Is Dodd-Frank oversight council still relevant?

WASHINGTON — The Financial Stability Oversight Council will hold its first open meeting of the year Wednesday against the backdrop of a continuing debate over whether the panel created by the Dodd-Frank Act really matters anymore.

The council has come full circle on what many view as its primary function: designating specific nonbank financial firms seen as a danger to the global markets and in turn subjecting them to banklike oversight.

After the Obama-era council designated four firms — three of them insurance giants — as "systemically important financial institutions," all of them have since been dedesignated. The last remaining SIFI, Prudential, successfully shed the label in October.

Financial Stability Oversight Council
Steven Mnuchin, U.S. Treasury secretary, center, speaks during a Financial Stability Oversight Council (FSOC) meeting at the U.S. Treasury in Washington, D.C., U.S., on Wednesday, Dec. 19, 2018. When Mnuchin fingered high-frequency trading and the Volcker Rule as factors behind recent misery in the stock market he left out some other possibilities that might be contributing. Namely, the White Houses's ongoing trade conflict with China and President Donald Trump's threat last week to shut down the government. Photographer: Al Drago/Bloomberg
Al Drago/Bloomberg

There are a wide range of possible directions in which Treasury Secretary Steven Mnuchin, who chairs the FSOC, could now take the council. Some observers suspect the council will focus more on risky activities across the industry rather than on specific firms. But others question the panel's relevance now that it has moved on from its most visible and controversial authority.

“The bottom line is the FSOC is doing next to nothing under Treasury Secretary Mnuchin,” said Gregg Gelzinis, a research assistant for the economic policy team at the Center for American Progress. “The only thing they were doing was going through the process of releasing firms from enhanced oversight, and now that that is complete, I really do think they’re not doing anything.”

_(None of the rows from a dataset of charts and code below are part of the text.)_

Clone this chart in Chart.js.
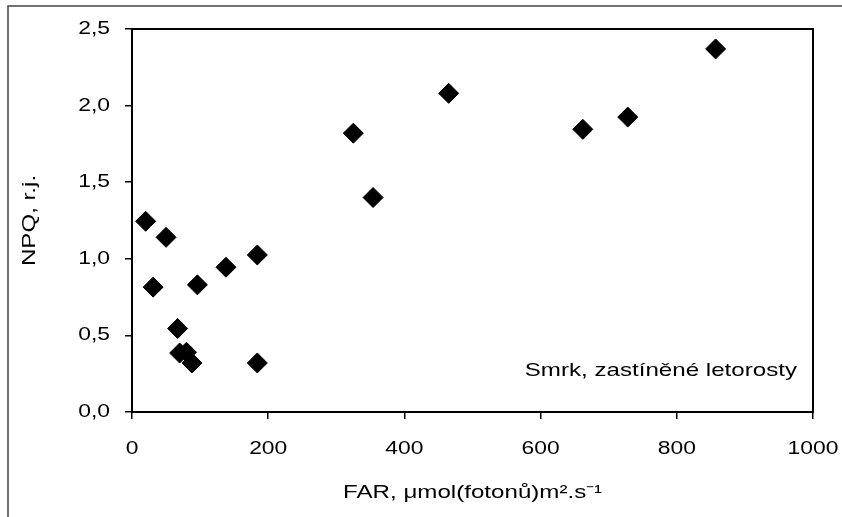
<!DOCTYPE html>
<html>
<head>
<meta charset="utf-8">
<script src="https://cdn.jsdelivr.net/npm/chart.js@4"></script>
<style>
    html, body { margin: 0; padding: 0; background: #fff; }
    #wrap { width: 842px; height: 517px; position: relative; }
</style>
</head>
<body>
<div id="wrap"><canvas id="npqChart"></canvas></div>
<script>
// FAR values (x) and NPQ values (y)
const farValues = [20, 31, 50, 67, 70, 80, 88, 96, 138, 184, 184, 325, 354, 465, 662, 728, 857];
const npqValues = [1.245, 0.815, 1.14, 0.545, 0.385, 0.39, 0.32, 0.83, 0.945, 1.025, 0.32, 1.82, 1.40, 2.08, 1.845, 1.925, 2.37];
const xTicks = [0, 200, 400, 600, 800, 1000];
const yTicks = [0, 0.5, 1.0, 1.5, 2.0, 2.5];
const noteText = "Smrk, zastíněné letorosty";

const fontName = "'Liberation Sans', Arial, sans-serif";
// the original lettering is a wide Arial, so text is stretched sideways a bit
const textStretch = 1.27;

let points = farValues.map(function (x, i) {
    return { x: x, y: npqValues[i] };
});

// outer frame, plot box and the note inside the plot
const framePlugin = {
    id: "frame",
    afterDraw: function (chart) {
        const ctx = chart.ctx;
        const a = chart.chartArea;
        ctx.save();
        ctx.strokeStyle = "#444";
        ctx.lineWidth = 1.5;
        ctx.beginPath();
        ctx.moveTo(8, 517);
        ctx.lineTo(8, 6);
        ctx.lineTo(842, 6);
        ctx.stroke();

        ctx.strokeStyle = "#000";
        ctx.lineWidth = 2;
        ctx.strokeRect(a.left, a.top, a.right - a.left, a.bottom - a.top);

        ctx.fillStyle = "#000";
        ctx.font = "19px " + fontName;
        ctx.textAlign = "right";
        ctx.textBaseline = "alphabetic";
        ctx.fillText(noteText, a.right - 16, a.bottom - 36);
        ctx.restore();
    }
};

const ctx = document.getElementById("npqChart").getContext("2d");

const plainFillText = ctx.fillText;
ctx.fillText = function (text, x, y) {
    this.save();
    this.translate(x, y);
    this.scale(textStretch, 1);
    plainFillText.call(this, text, 0, 0);
    this.restore();
};

new Chart(ctx, {
    type: "scatter",
    data: {
        datasets: [{
            label: "NPQ",
            data: points,
            pointStyle: "rectRot",
            pointRadius: 10,
            pointHoverRadius: 10,
            backgroundColor: "#000",
            borderColor: "#000",
            borderWidth: 1
        }]
    },
    options: {
        responsive: true,
        maintainAspectRatio: false,
        animation: false,
        layout: {
            padding: { left: 0, top: 29, right: 29, bottom: 0 }
        },
        plugins: {
            legend: { display: false },
            tooltip: { enabled: false }
        },
        scales: {
            x: {
                type: "linear",
                min: 0,
                max: 1000,
                afterBuildTicks: function (scale) {
                    scale.ticks = xTicks.map(function (v) { return { value: v }; });
                },
                afterFit: function (scale) {
                    scale.height = 105;
                    scale.paddingLeft = 0;
                    scale.paddingRight = 0;
                },
                ticks: {
                    color: "#000",
                    font: { family: fontName, size: 18 },
                    padding: 19,
                    maxRotation: 0,
                    autoSkip: false,
                    callback: function (value) { return String(value); }
                },
                grid: {
                    drawOnChartArea: false,
                    drawTicks: true,
                    tickLength: 7,
                    color: "#000",
                    lineWidth: 1.5
                },
                border: { display: true, color: "#000", width: 2 },
                title: {
                    display: true,
                    text: "FAR, μmol(fotonů)m².s⁻¹",
                    color: "#000",
                    font: { family: fontName, size: 19 },
                    padding: { top: 0, bottom: 13 }
                }
            },
            y: {
                type: "linear",
                min: 0,
                max: 2.5,
                afterBuildTicks: function (scale) {
                    scale.ticks = yTicks.map(function (v) { return { value: v }; });
                },
                afterFit: function (scale) { scale.width = 132; },
                ticks: {
                    color: "#000",
                    font: { family: fontName, size: 18 },
                    padding: 15,
                    autoSkip: false,
                    callback: function (value) { return value.toFixed(1).replace(".", ","); }
                },
                grid: {
                    drawOnChartArea: false,
                    drawTicks: true,
                    tickLength: 7,
                    color: "#000",
                    lineWidth: 1.5
                },
                border: { display: true, color: "#000", width: 2 },
                title: {
                    display: true,
                    text: "NPQ, r.j.",
                    color: "#000",
                    font: { family: fontName, size: 19 },
                    padding: { top: 18, bottom: 0 }
                }
            }
        }
    },
    plugins: [framePlugin]
});
</script>
</body>
</html>
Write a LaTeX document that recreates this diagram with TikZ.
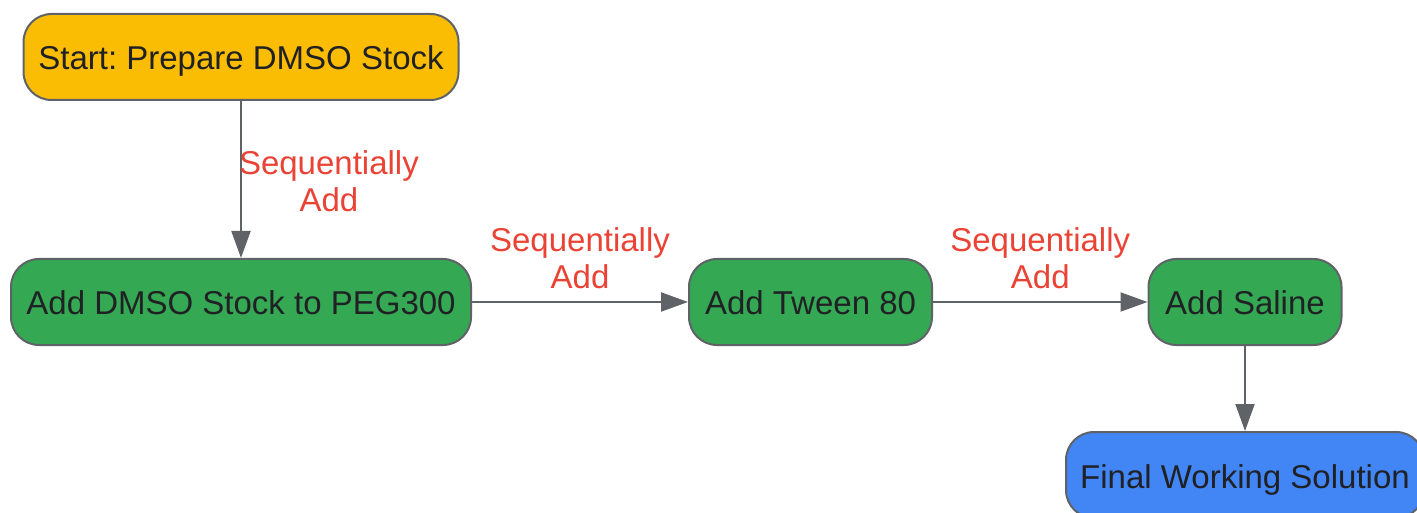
\documentclass[tikz,border=0pt]{standalone}
\usepackage{fontspec}
\setmainfont{Liberation Sans}
\usetikzlibrary{arrows.meta}
\definecolor{boxline}{HTML}{5F6368}
\definecolor{ink}{HTML}{202124}
\definecolor{gyellow}{HTML}{FBBC04}
\definecolor{ggreen}{HTML}{34A853}
\definecolor{gblue}{HTML}{4285F4}
\definecolor{gred}{HTML}{EA4335}
\frenchspacing
\begin{document}
\begin{tikzpicture}[x=1pt,y=-1pt]
      \useasboundingbox (0,0) rectangle (1417,513);

      \begin{scope}[every node/.style={draw=boxline,line width=2pt,rounded corners=28pt,
          minimum height=86pt,inner sep=0pt,text height=26pt,text depth=0pt,
          text=ink,font=\fontsize{33}{37}\selectfont}]
        \node[fill=gyellow,minimum width=435pt] (start)  at (241,57)    {Start: Prepare DMSO Stock};
        \node[fill=ggreen,minimum width=460pt]  (peg)    at (241,302)   {Add DMSO Stock to PEG300};
        \node[fill=ggreen,minimum width=243pt]  (tween)  at (810.5,302) {Add Tween 80};
        \node[fill=ggreen,minimum width=193pt]  (saline) at (1245,302)  {Add Saline};
        \node[fill=gblue,minimum width=358pt]   (final)  at (1245,475)  {Final Working Solution};
      \end{scope}

      \begin{scope}[every node/.style={text=gred,align=center,inner sep=0pt,
          font=\fontsize{33}{37}\selectfont}]

        \begin{scope}[every edge/.style={draw=boxline,line width=2pt,
            -{Triangle[length=27pt,width=19pt]}}]
          \path (start)  edge node[right=-3pt,yshift=-2pt] {Sequentially\\Add} (peg);
          \path (peg)    edge node[above=12pt] {Sequentially\\Add} (tween);
          \path (tween)  edge node[above=12pt] {Sequentially\\Add} (saline);
          \path (saline) edge (final);
        \end{scope}
      \end{scope}

    \end{tikzpicture}
\end{document}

Other observers applaud the council for changing course and say it is natural for the FSOC's role to evolve over time. The Dodd-Frank Act, which created the council to identify and head off approaching systemic risks, gave it a range of powers other than designating nonbanks, from publishing advisories on potential sources of systemic risk to making formal recommendations for new rules.

David Portilla, a partner at Debevoise & Plimpton and former Treasury official, said each of the council's roles has an appropriate place and may be more warranted as conditions change.

“FSOC isn’t designed to be constantly finding new companies to designate and then designating them,” Portilla said. “In some sense, I think it’s natural for the FSOC to step back and pause on designations after the cycle it went through.”

The council on Wednesday is slated to consider proposed changes to its guidance on nonbank designations, but such a proposal could provide instructive language on designating certain risky activities as the basis for regulating nonbanks, an approach that Assistant Treasury Secretary Craig Phillips said the council was “actively engaged” in developing last fall. (The closed session will include a discussion on nonfinancial corporate credit.)

A 2017 Treasury report on the financial regulatory framework knocked down conventional wisdom that the Trump administration would ignore the council, suggesting that the FSOC should have even more power, including “the authority to appoint a lead regulator on any issue on which multiple agencies may have conflicting and overlapping regulatory jurisdiction.”

The FSOC already has the power to resolve jurisdictional disputes between regulators and the power to recommend agencies regulate certain activities that have been determined by the council to pose a systemic risk. The council also is required to hold at least two public meetings per year and produce an annual report on risks to the financial system.

But it is the designation power that has occupied much of the public’s attention toward the council in its first decade of existence.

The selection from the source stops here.